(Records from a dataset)

= = = = = = =

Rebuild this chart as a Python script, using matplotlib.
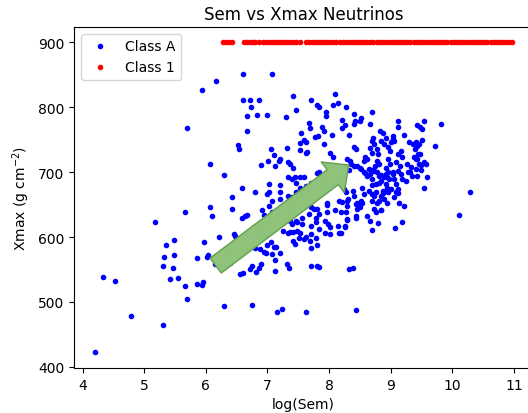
import numpy as np
import matplotlib.pyplot as plt

plt.rcParams['figure.dpi'] = 100

# (log(Sem), Xmax) for class A events
class_a_pts = [
    (4.20, 422), (4.33, 539), (4.53, 533), (4.78, 478), (5.30, 465), (5.17, 623),
    (5.35, 587), (5.48, 595), (5.32, 570), (5.48, 573), (5.31, 556), (5.46, 553),
    (5.42, 535), (5.55, 537), (5.66, 524), (5.70, 504), (5.86, 567), (5.97, 593),
    (6.04, 572), (6.02, 569), (5.85, 528), (5.93, 526), (5.96, 530), (6.22, 600),
    (5.67, 638), (6.06, 646), (6.10, 633), (6.07, 713), (5.69, 768), (5.93, 827),
    (6.17, 840), (6.60, 852), (7.08, 851),
    (6.29, 494), (6.75, 496), (7.15, 484), (7.24, 489), (7.63, 485), (8.43, 488),
    (8.32, 550), (8.39, 553), (10.10, 634), (10.28, 669), (9.81, 775), (9.72, 740),
    (9.59, 693), (9.54, 675),
    (6.60, 811), (6.72, 811), (6.86, 811), (6.74, 801), (7.42, 818), (8.10, 821),
    (7.71, 812), (7.47, 796), (7.83, 800), (7.80, 803), (7.95, 793), (7.95, 787),
    (8.14, 806), (8.07, 803), (8.27, 801), (6.67, 786), (6.83, 788), (6.99, 788),
    (7.30, 785), (7.68, 776), (7.69, 768), (7.89, 769), (7.91, 764), (8.21, 780),
    (8.25, 773), (8.21, 768), (8.40, 789), (8.42, 779), (8.41, 775), (8.69, 793),
    (8.51, 783), (8.50, 779), (8.66, 774),
    (6.67, 763), (7.55, 760), (7.82, 756), (7.77, 754), (8.04, 758), (8.32, 757),
    (7.60, 749), (7.63, 747), (7.52, 745), (7.91, 743), (6.53, 742), (6.54, 735),
    (7.06, 736), (7.31, 738), (7.52, 734), (7.64, 731), (7.63, 729), (8.40, 739),
    (8.44, 735), (8.02, 730), (8.06, 724), (7.10, 727), (7.01, 717), (7.21, 720),
    (7.19, 717), (7.34, 716), (7.36, 712), (7.13, 710), (6.90, 711), (7.41, 706),
    (8.29, 720), (8.34, 718), (8.40, 710), (8.46, 710), (8.35, 713), (8.32, 703),
    (8.50, 706),
    (6.30, 696), (7.33, 693), (7.40, 690), (7.45, 693), (7.53, 693), (7.60, 693),
    (7.83, 700), (7.80, 698), (7.47, 684), (6.59, 676), (6.80, 670), (7.02, 682),
    (7.20, 680), (6.42, 662), (6.99, 666), (7.03, 670), (7.21, 670), (7.33, 664),
    (7.40, 661), (7.53, 665), (7.80, 669), (7.53, 676), (7.47, 670), (7.62, 679),
    (7.70, 684), (8.24, 674), (8.28, 669), (8.38, 671), (8.40, 664), (8.31, 659),
    (6.42, 643), (6.67, 634), (6.58, 630), (6.91, 641), (6.94, 634), (7.02, 648),
    (7.07, 638), (7.21, 659), (7.07, 656), (6.64, 633),
    (7.37, 648), (7.42, 652), (7.48, 646), (7.29, 638), (7.37, 625), (7.47, 625),
    (7.56, 630), (7.67, 635), (7.76, 643), (7.78, 630), (7.26, 610), (7.37, 608),
    (7.48, 610), (6.45, 605), (6.48, 601), (6.64, 598), (6.68, 590), (6.76, 587),
    (6.79, 583), (7.00, 588), (7.10, 584), (6.88, 582), (6.94, 577), (6.98, 575),
    (7.07, 574), (7.20, 575), (7.13, 565), (7.32, 559), (7.35, 553), (6.75, 556),
    (6.86, 552), (6.89, 559), (6.56, 543), (6.61, 544), (6.72, 550), (6.81, 546),
    (7.70, 556), (7.80, 556), (6.39, 560), (7.80, 587), (7.78, 598), (7.69, 594),
    (7.62, 600), (7.59, 597), (7.51, 598), (7.42, 594), (7.45, 589), (7.71, 617),
    (7.79, 623), (7.83, 612), (6.53, 589), (6.15, 559), (7.14, 585), (7.05, 592),
    (7.13, 548), (7.83, 554), (7.70, 583), (7.53, 607), (7.41, 608), (7.34, 606),
    (7.40, 620), (7.48, 623), (7.56, 620), (7.70, 605), (7.94, 607), (8.02, 615),
    (8.01, 605), (7.94, 625), (7.99, 620), (8.14, 617), (8.16, 607), (8.25, 615),
    (8.29, 627), (8.43, 629), (7.97, 638), (8.10, 641), (8.19, 638), (7.70, 646),
    (7.80, 644), (7.83, 635), (7.97, 653), (7.97, 649), (8.16, 656), (8.21, 654),
    (8.29, 656), (8.46, 652), (8.46, 643),
    (8.72, 753), (8.83, 764), (8.87, 761), (8.92, 753), (9.03, 756), (9.04, 751),
    (9.00, 746), (9.12, 779), (9.11, 769), (9.21, 758), (9.43, 773), (9.47, 769),
    (9.54, 779), (9.50, 766), (9.30, 747), (9.41, 746), (9.42, 740), (9.46, 743),
    (9.50, 749), (9.39, 736), (9.36, 743), (9.48, 728),
    (8.67, 738), (8.77, 735), (8.70, 730), (8.79, 728), (8.89, 744), (8.96, 739),
    (8.99, 733), (9.16, 733), (9.12, 728), (9.19, 724), (8.59, 724), (8.61, 720),
    (8.56, 717), (8.77, 717), (8.81, 712), (8.74, 710), (8.70, 703), (8.78, 701),
    (8.96, 720), (8.99, 712), (8.92, 707), (8.96, 701), (9.04, 701), (9.08, 715),
    (9.15, 710), (9.12, 702), (9.27, 713), (9.33, 708), (9.28, 700), (9.43, 720),
    (9.46, 712), (9.41, 705), (9.49, 703), (9.57, 712), (9.37, 724), (9.41, 721),
    (9.45, 728), (9.54, 716), (9.49, 711),
    (8.73, 743), (8.84, 748), (9.06, 748), (8.70, 748),
    (8.59, 698), (8.67, 697), (8.84, 696), (8.94, 693), (9.17, 697), (9.35, 694),
    (8.51, 705), (8.57, 700), (8.61, 694), (8.65, 705), (8.73, 702), (8.70, 689),
    (8.81, 694), (8.81, 684), (8.84, 687), (8.89, 692), (8.92, 697), (8.92, 682),
    (8.94, 676), (9.03, 697), (9.05, 689), (9.08, 682), (9.00, 674), (9.11, 674),
    (9.19, 689), (9.24, 687), (9.31, 700), (9.42, 694), (8.97, 689), (8.76, 682),
    (8.69, 680), (8.88, 668), (8.96, 669), (9.11, 668),
    (8.54, 676), (8.56, 666), (8.65, 671), (8.73, 664), (8.76, 669), (8.84, 664),
    (8.87, 671), (8.70, 666),
    (8.51, 656), (8.43, 651), (8.48, 648), (8.70, 656), (8.78, 653), (8.89, 659),
    (8.94, 653), (9.05, 661), (9.08, 669), (9.22, 648), (9.14, 653), (8.84, 641),
    (8.76, 638), (8.73, 643), (8.29, 648), (8.43, 633), (8.62, 633), (8.81, 656),
    (8.67, 625), (8.79, 622), (8.85, 642), (8.70, 611), (8.29, 628), (8.25, 617),
    (8.19, 607), (9.07, 614), (9.19, 623), (8.27, 639), (8.50, 646), (8.54, 653),
]

# class 1 events all sit at the Xmax = 900 cap
class_1_x = [
    6.28, 6.33, 6.38, 6.43,
    6.62, 6.67, 6.72, 6.77, 6.80,
    6.87, 6.92, 6.97, 7.02, 7.07, 7.12, 7.17, 7.22, 7.27, 7.32, 7.37, 7.42, 7.47, 7.53,
    7.62, 7.67, 7.72, 7.77, 7.82, 7.87, 7.92, 7.97, 8.02, 8.07, 8.12, 8.17, 8.22,
    8.27, 8.32, 8.37, 8.42, 8.47, 8.52, 8.57, 8.62, 8.67, 8.72, 8.77, 8.82, 8.87,
    8.92, 8.97, 9.02, 9.07, 9.12, 9.17, 9.22, 9.27, 9.32, 9.37, 9.42, 9.47, 9.52,
    9.57, 9.62, 9.67, 9.72, 9.77, 9.82, 9.87, 9.92, 9.97, 10.02, 10.07, 10.12,
    10.17, 10.22, 10.27, 10.32, 10.37, 10.42, 10.47, 10.52, 10.57, 10.62, 10.67,
    10.72, 10.77, 10.82, 10.87, 10.92, 10.97,
]
class_1_y = [900] * len(class_1_x)

# trend arrow: tail and tip in data units
arrow_tail = (6.16, 556)
arrow_tip = (8.32, 711)

a = np.array(class_a_pts)

fig = plt.figure(figsize=(5.28, 4.14))
ax = fig.add_axes([0.1402, 0.1087, 0.8693, 0.8237])
ax.plot(a[:, 0], a[:, 1], 'b.', label='Class A')
ax.plot(class_1_x, class_1_y, 'r.', label='Class 1')

ax.annotate("", xy=arrow_tip, xytext=arrow_tail,
            arrowprops=dict(arrowstyle="simple,head_length=1.45,head_width=2.75,tail_width=1.34",
                            fc="#8fc27a", ec="#62a04c", lw=1.0,
                            shrinkA=0, shrinkB=0))

ax.set_title("Sem vs Xmax Neutrinos")
ax.set_xlabel("log(Sem)")
ax.set_ylabel("Xmax (g cm$^{-2}$)")
ax.legend(loc="upper left")

fig.savefig("out.png")
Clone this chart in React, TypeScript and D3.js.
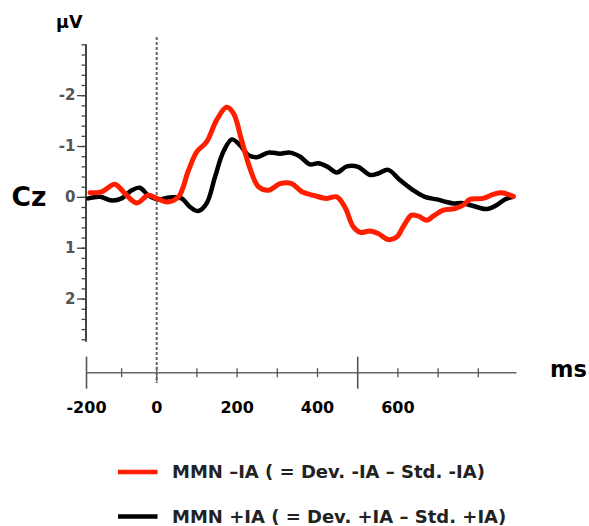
import React, { useEffect, useRef } from 'react'
import * as d3 from 'd3'

// MMN -IA (red)
const redTimes = [-190, -157, -119, -95, -57, -24, 0, 25, 54, 79, 100, 124, 149, 174, 191, 211, 232, 253, 278, 307, 336, 361, 390, 423, 448, 468, 489, 506, 531, 551, 576, 597, 613, 634, 651, 672, 688, 713, 742, 763, 779, 812, 837, 858, 887]
const redValues = [-0.08, -0.1, -0.25, -0.1, 0.12, -0.03, 0.03, 0.1, 0, -0.52, -0.89, -1.08, -1.51, -1.76, -1.64, -1.12, -0.56, -0.2, -0.13, -0.26, -0.26, -0.1, -0.03, 0.03, 0, 0.2, 0.59, 0.7, 0.67, 0.72, 0.84, 0.79, 0.59, 0.36, 0.38, 0.46, 0.38, 0.26, 0.23, 0.16, 0.05, 0.03, -0.05, -0.08, -0.01]

// MMN +IA (black)
const blackTimes = [-195, -162, -128, -100, -71, -48, -24, 4, 33, 62, 83, 103, 124, 145, 166, 187, 207, 228, 249, 278, 307, 332, 357, 381, 402, 423, 448, 473, 501, 531, 551, 576, 605, 638, 667, 697, 721, 738, 759, 788, 821, 846, 866, 887]
const blackValues = [0.03, 0, 0.07, 0.03, -0.13, -0.18, -0.03, 0.05, 0.01, 0.03, 0.2, 0.28, 0.13, -0.39, -0.89, -1.13, -1.02, -0.82, -0.78, -0.87, -0.85, -0.87, -0.79, -0.64, -0.66, -0.6, -0.48, -0.6, -0.59, -0.43, -0.46, -0.53, -0.33, -0.13, 0, 0.05, 0.1, 0.13, 0.12, 0.18, 0.24, 0.16, 0.05, 0]

const yLabels = [-2, -1, 0, 1, 2]
const xLabels = [-200, 0, 200, 400, 600]
const xMinorTicks = [-100, 100, 200, 300, 400, 600, 700, 800]
const xLongTicks = [-200, 500]

const legendItems = [
  { label: 'MMN \u2013IA ( = Dev. -IA \u2013 Std. -IA)', color: '#ff1e00' },
  { label: 'MMN +IA ( = Dev. +IA \u2013 Std. +IA)', color: '#000000' },
]

const W = 589
const H = 526
const FONT = '"DejaVu Sans", Arial, sans-serif'

export default function App() {
  const ref = useRef<SVGSVGElement>(null)

  useEffect(() => {
    const svg = d3.select(ref.current)
    svg.selectAll('*').remove()

    const x = d3.scaleLinear().domain([-200, 0, 900]).range([86.5, 156.7, 518.5])
    const y = d3.scaleLinear().domain([-3, 2.85]).range([44.3, 341.8])
    const axisX = 86
    const baseY = 372.7

    // y axis
    const minor = d3.range(-3, 2.81, 0.2).map(v => Math.round(v * 10) / 10)
    const yAxis = svg.append('g').attr('transform', 'translate(' + axisX + ',0)')
    yAxis.append('g')
      .call(d3.axisLeft(y).tickValues(minor).tickSize(4.5).tickFormat(() => ''))
      .call(g => g.select('.domain').remove())
      .selectAll('line').attr('stroke', '#444').attr('stroke-width', 1.3)
    yAxis.append('g')
      .call(d3.axisLeft(y).tickValues(yLabels).tickSize(9).tickPadding(1.5).tickFormat(d => String(d)))
      .call(g => g.select('.domain').remove())
      .call(g => g.selectAll('line').attr('stroke', '#444').attr('stroke-width', 1.3))
      .selectAll('text')
      .style('font-family', FONT)
      .style('font-size', '15px')
      .style('font-weight', 'bold')
      .attr('fill', '#555')
    yAxis.append('line')
      .attr('y1', y(-3)).attr('y2', y(2.85))
      .attr('stroke', '#444').attr('stroke-width', 2)

    // dashed zero line
    svg.append('line')
      .attr('x1', x(0)).attr('x2', x(0))
      .attr('y1', 37).attr('y2', 383)
      .attr('stroke', '#666').attr('stroke-width', 2)
      .attr('stroke-dasharray', '3,2')

    // x axis
    svg.append('line')
      .attr('x1', x(-200)).attr('x2', x(895))
      .attr('y1', baseY).attr('y2', baseY)
      .attr('stroke', '#666').attr('stroke-width', 1.6)
    svg.selectAll('.xminor').data(xMinorTicks).enter().append('line')
      .attr('x1', d => x(d)).attr('x2', d => x(d))
      .attr('y1', baseY - 4.5).attr('y2', baseY + 4.5)
      .attr('stroke', '#555').attr('stroke-width', 1.3)
    svg.selectAll('.xlong').data(xLongTicks).enter().append('line')
      .attr('x1', d => x(d)).attr('x2', d => x(d))
      .attr('y1', baseY - 16).attr('y2', baseY + 16)
      .attr('stroke', '#555').attr('stroke-width', 1.6)
    svg.append('line')
      .attr('x1', x(0)).attr('x2', x(0))
      .attr('y1', baseY - 6).attr('y2', baseY + 9)
      .attr('stroke', '#666').attr('stroke-width', 1.5)
    svg.selectAll('.xlab').data(xLabels).enter().append('text')
      .attr('x', d => x(d))
      .attr('y', 413)
      .attr('text-anchor', 'middle')
      .style('font-family', FONT)
      .style('font-size', '16px')
      .style('font-weight', 'bold')
      .text(d => String(d))

    // titles
    svg.append('text').attr('x', 550).attr('y', 376.7)
      .style('font-family', FONT).style('font-size', '22.5px').style('font-weight', 'bold')
      .text('ms')
    svg.append('text').attr('x', 56).attr('y', 28)
      .style('font-family', FONT).style('font-size', '17.5px').style('font-weight', 'bold')
      .text('\u00b5V')
    svg.append('text').attr('x', 11.5).attr('y', 206)
      .style('font-family', FONT).style('font-size', '26.5px').style('font-weight', 'bold')
      .text('Cz')

    // curves
    const line = d3.line<[number, number]>()
      .x(d => x(d[0]))
      .y(d => y(d[1]))
      .curve(d3.curveCatmullRom.alpha(0.5))

    const blackData = blackTimes.map((t, i) => [t, blackValues[i]] as [number, number])
    const redData = redTimes.map((t, i) => [t, redValues[i]] as [number, number])

    svg.append('path').attr('d', line(blackData))
      .attr('fill', 'none').attr('stroke', '#000')
      .attr('stroke-width', 4.5).attr('stroke-linejoin', 'round').attr('stroke-linecap', 'round')
    svg.append('path').attr('d', line(redData))
      .attr('fill', 'none').attr('stroke', '#ff1e00')
      .attr('stroke-width', 5).attr('stroke-linejoin', 'round').attr('stroke-linecap', 'round')

    // legend
    const legend = svg.selectAll('.leg').data(legendItems).enter().append('g')
      .attr('transform', (d, i) => 'translate(0,' + (472 + i * 44.5) + ')')
    legend.append('line')
      .attr('x1', 118).attr('x2', 157.5)
      .attr('stroke', d => d.color).attr('stroke-width', 4.5)
    legend.append('text')
      .attr('x', 172).attr('y', 6)
      .style('font-family', FONT).style('font-size', '18px').style('font-weight', 'bold')
      .attr('fill', '#222')
      .text(d => d.label)
  }, [])

  return (
    <svg ref={ref} width={W} height={H}
      style={{ position: 'absolute', left: 0, top: 0, background: '#fff', display: 'block' }} />
  )
}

= = = = = = =

__Aim__. Write out the lines from the start of the material to the line with "plt.rcParams['figure.dpi'] = 100", inclusive and exactly. Skip the pictures.

__Reply__.
Rebuild this chart as a Python script, using matplotlib.
import numpy as np
import matplotlib.pyplot as plt

plt.rcParams['figure.dpi'] = 100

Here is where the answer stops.